Wang Qingsong’s crafty cynicism continues in ‘Competition’, a scene of promotional chaos in which commercial enterprise, from multi-national to private business, jostle for prime positioning on massive walls of advertising, cluttered with the chaos of logo and slogan. In China, the struggle for ad placement in public spaces is not unlike a battle field, where one day a brand conquers only to be ripped down and replaced the next. This communicative madness recalls the Red Guard encouragement of huge character posters ‘Da zi bao’, which were posted by intellectual opponents during the Cultural Revolution and were subsequently condemned as counter-revolutionaries.  In ‘Competition’, this cyclical mayhem is pictured as a scene of destruction, the sheer enormity and scale of this public space ridiculously at odds with the inundation of paper signs that coalesce into an undecipherable montage.  The competition for space and location is deemed more important than the meaning of the message it bears – the message becomes trash, yesterday’s news, an absent and inconsequential memory.  

Many of Wang Qingsong’s photographic tableaux take the form of contemporary parables or allegories in which his imaged participation acknowledges his own complicit delight. This deliberate and humorously confronting relationship between viewer and artist is reminiscent of the infamous duo, Gilbert and George, whose wit and incisive use of photographic pastiche similarly plunders the depth and adversity of human culture in sardonic wonder.   Wang Qingsong’s cunning double play in the layering of vice and pun is also recalled in the work of seminal conceptualist John Baldessari whose deadpan, absurdist humour takes great delight in the idiosyncracies of human perception, whether it be the irreverence paid towards the history of Art or his pertinent awareness of the methods by which truth is delivered (through mediums such as photography, video and cinema). Wang Qingsong’s cynical foolery does not express an abhorrence of change, nor does he show contempt for the re-evaluation of tradition; rather, his direction is rooted in the resilience of the human spirit and fundamentally its capability to know, to learn, to understand. 

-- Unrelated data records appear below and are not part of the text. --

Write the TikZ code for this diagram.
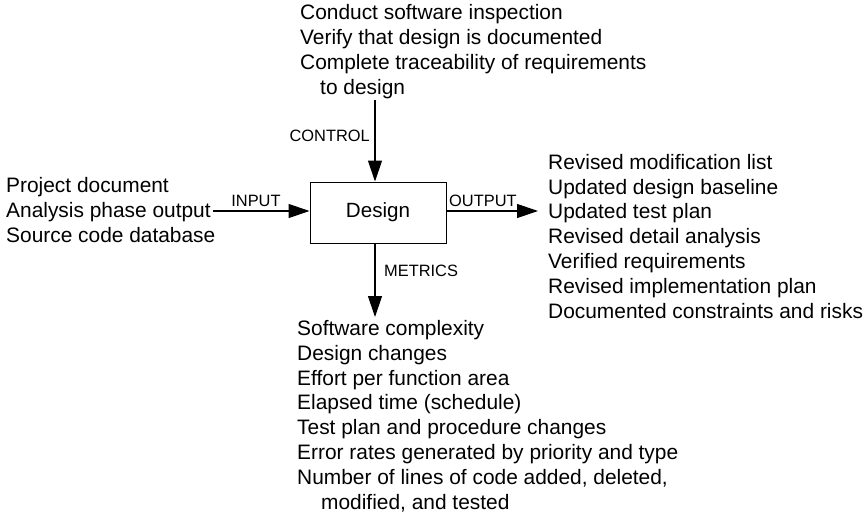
\documentclass[tikz,border=0pt]{standalone}
\usepackage{fontspec}
\setmainfont{Liberation Sans}
\usetikzlibrary{arrows.meta}
\tikzset{
  list/.style={align=left, inner sep=0pt, anchor=base west,
    font=\fontsize{20.9}{24.8}\selectfont},
  tag/.style={inner sep=0pt, font=\fontsize{16.4}{19}\selectfont},
  flow/.style={-{Triangle[length=21pt,width=14pt]}, line width=1.2pt},
}
\begin{document}
\begin{tikzpicture}[x=1pt,y=-1pt]
  \useasboundingbox (0,0) rectangle (867,514);
  \node[draw, line width=1pt, minimum width=136pt, minimum height=61pt,
    inner sep=0pt, font=\fontsize{20.6}{24}\selectfont] (design) at (378,212.5) {Design};
  \coordinate (ctrl) at (375,100);
  \coordinate (metr) at (375,317);
  \coordinate (inp) at (213,211);
  \coordinate (outp) at (538,211);
  \begin{scope}[flow]
    \draw (ctrl) to (ctrl |- design.north);
    \draw (inp) to (inp -| design.west);
    \draw (outp -| design.east) to (outp);
    \draw (metr |- design.south) to (metr);
  \end{scope}
  \node[tag, anchor=base east] (control) at (370,141) {CONTROL};
  \node[tag, anchor=base] (input) at (256,206) {INPUT};
  \node[tag, anchor=base west] (output) at (449,206) {OUTPUT};
  \node[tag, anchor=base west] (metrics) at (384,276) {METRICS};
  % multi-line lists are placed by the baseline of their last line
  \node[list] (controls) at (300,94) {Conduct software inspection\\
    Verify that design is documented\\
    Complete traceability of requirements\\
    \hspace*{20pt}to design};
  \node[list] (inputs) at (6,242) {Project document\\
    Analysis phase output\\
    Source code database};
  \node[list] (outputs) at (548,318) {Revised modification list\\
    Updated design baseline\\
    Updated test plan\\
    Revised detail analysis\\
    Verified requirements\\
    Revised implementation plan\\
    Documented constraints and risks};
  \node[list] (measures) at (297,509) {Software complexity\\
    Design changes\\
    Effort per function area\\
    Elapsed time (schedule)\\
    Test plan and procedure changes\\
    Error rates generated by priority and type\\
    Number of lines of code added, deleted,\\
    \hspace*{24pt}modified, and tested};
\end{tikzpicture}
\end{document}
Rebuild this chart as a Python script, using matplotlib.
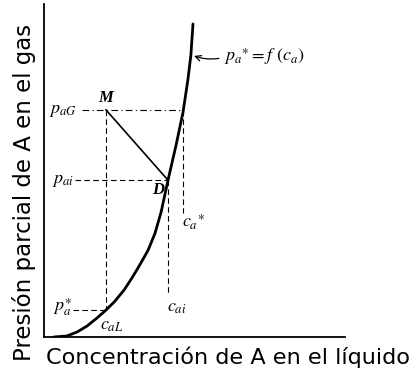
import numpy as np
import matplotlib
matplotlib.use('Agg')
import matplotlib.pyplot as plt

plt.rcParams['mathtext.fontset'] = 'stix'

# curva de equilibrio p_a* = f(c_a), leida punto a punto
curva_c = [0.33, 0.76, 1.10, 1.43, 1.76, 2.06, 2.33, 2.66, 2.92, 3.16,
           3.46, 3.69, 3.89, 4.12, 4.39, 4.62, 4.78, 4.88, 4.95]
curva_p = [0.00, 0.03, 0.15, 0.33, 0.57, 0.81, 1.05, 1.41, 1.77, 2.13,
           2.61, 3.12, 3.75, 4.71, 5.77, 6.76, 7.72, 8.47, 9.40]

# punto M (seno del gas/liquido) y punto D (interfase)
c_aL, p_aG = 2.06, 6.82
c_ai, p_ai = 4.12, 4.71
c_a_star = 4.62
p_a_star = 0.81

serif = dict(family='Liberation Serif', style='italic')

fig = plt.figure(figsize=(4.15, 3.75), dpi=100)
ax = fig.add_axes([44 / 415, 38 / 375, 301 / 415, 333 / 375])
ax.set_xlim(0, 10)
ax.set_ylim(0, 10)
ax.set_xticks([])
ax.set_yticks([])
for s in ['top', 'right']:
    ax.spines[s].set_visible(False)
for s in ['left', 'bottom']:
    ax.spines[s].set_linewidth(1.3)

ax.plot(curva_c, curva_p, color='black', lw=2.0, solid_capstyle='round',
        solid_joinstyle='round')

# linea M-D
ax.plot([c_aL, c_ai], [p_aG, p_ai], color='black', lw=1.2)

dash = dict(color='black', lw=0.8, dashes=(5, 3))
ax.plot([1.26, c_a_star], [p_aG, p_aG], color='black', lw=0.8, dashes=(6, 3, 1, 3))
ax.plot([c_aL, c_aL], [p_aG, p_a_star], **dash)
ax.plot([1.03, c_ai], [p_ai, p_ai], **dash)
ax.plot([c_ai, c_ai], [p_ai, 1.26], **dash)
ax.plot([c_a_star, c_a_star], [p_aG, 3.72], **dash)
ax.plot([0.97, c_aL], [p_a_star, p_a_star], **dash)

ax.text(c_aL, 6.95, 'M', fontsize=12, fontweight='bold', ha='center', va='bottom', **serif)
ax.text(3.80, 4.40, 'D', fontsize=12, fontweight='bold', ha='center', va='center', **serif)
ax.text(0.62, p_aG, r'$p_{aG}$', fontsize=13, ha='center', va='center')
ax.text(0.62, p_ai, r'$p_{ai}$', fontsize=13, ha='center', va='center')
ax.text(0.62, 0.90, r'$p_a^{\ast}$', fontsize=13, ha='center', va='center')
ax.text(4.58, 3.45, r'$c_a{}^{\ast}$', fontsize=13, ha='left', va='center')
ax.text(4.09, 0.90, r'$c_{ai}$', fontsize=13, ha='left', va='center')
ax.text(1.86, 0.36, r'$c_{aL}$', fontsize=13, ha='left', va='center')

ax.annotate('', xy=(4.90, 8.47), xytext=(5.90, 8.38),
            arrowprops=dict(arrowstyle='->', color='black', lw=0.9,
                            connectionstyle='arc3,rad=-0.15'))
ax.text(5.98, 8.42, r'$p_a{}^{\ast} = f\ (c_a)$', fontsize=13, ha='left', va='center')

fig.text(228 / 415, 1 - 357 / 375, 'Concentración de A en el líquido',
         fontsize=16.1, ha='center', va='center', family='DejaVu Sans')
fig.text(24 / 415, 1 - 192 / 375, 'Presión parcial de A en el gas',
         fontsize=16.5, ha='center', va='center', rotation=90, family='DejaVu Sans')

fig.savefig('out.png', dpi=100)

Wang Qingsong is an experimental artist whose works can only be properly understood as anchored in the complex reality of contemporary China and its rampant state of transformation. His artistic vision reveals the universality of human experience, which fundamentally questions truth and absolutism. As author Salman Rushdie writes, ‘How does newness come into the world? How is it born? Of what fusions, translations, conjoinings is it made? How does it survive, extreme and dangerous as it is?’[ Rushdie, Salman. ‘The Satanic Verses’ – find pg.] Wang Qingsong touches on the brevity of man’s ambition and the historical legacy of human civilisation, his art revels in the notion of cultural opposites and the possibility of the new.